What's interesting though is that while we who game get enjoyment for succeeding at something challenging or besting someone else, the stories we tell aren't the ones where we say we achieved the huge score (with exceptions like the person who has the perfect score on Pacman with a single credit), but the silly or unexpected things we achieved along the way. Does it matter I won a game? No. Is the amusing story where I did something, by unusual strategy or by sheer random chance interesting? Well, yes, assuming the context has a meaning to you.
Hmm not sure I entirely knew where I was going with this, or even if I got there. Still making the journey was entertaining none the less, and ultimately entertainment is all this is about.
*Well it's generally theory, strategy, play stories and slang** because what else is there to discuss.

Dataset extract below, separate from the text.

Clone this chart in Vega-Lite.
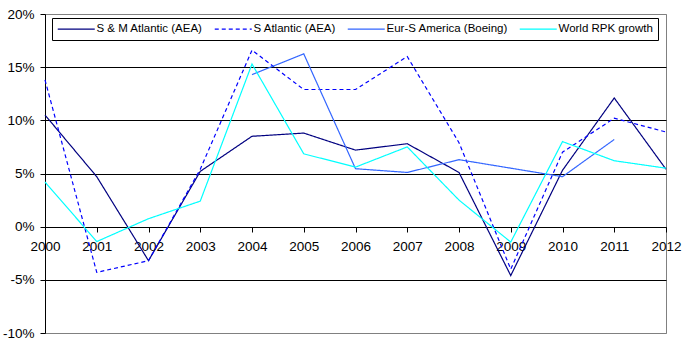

**Oh and magic slang is special even for a geek aligned hobby, thankfully I almost never use it: "Mise well, whirlwind slam the top decked bomb, bounce and play the 187 creature, then swing with it, the bomb and boomerang on a stick into the redzone to win."***
***"Luckily draw from the top of your deck a card capable of winning the game by itself, play it by not looking at it at all from when you draw it from your deck until you place it forceably on the table in a showy manoeuvre so you and your opponent both see what it is at the same time. Then resolve the ability on the card that returns a creature card to your hand so you can replay it to use the ability that happens on the returned card being played successfully (as defined by rule 187 in the comprehensive rules). Then attack your opponent in the usual way using the recently played game winning creature card, creature card with the comes into play ability and another creature with an ability that when the cost is paid replicates the effect of the card 'Boomerang'."
****Yes I'm being facetious, as I doubt you'd say all that in one go, even as slang.
*****1 + + 1 then hammer equals first to arbitrary value, last to tire wins.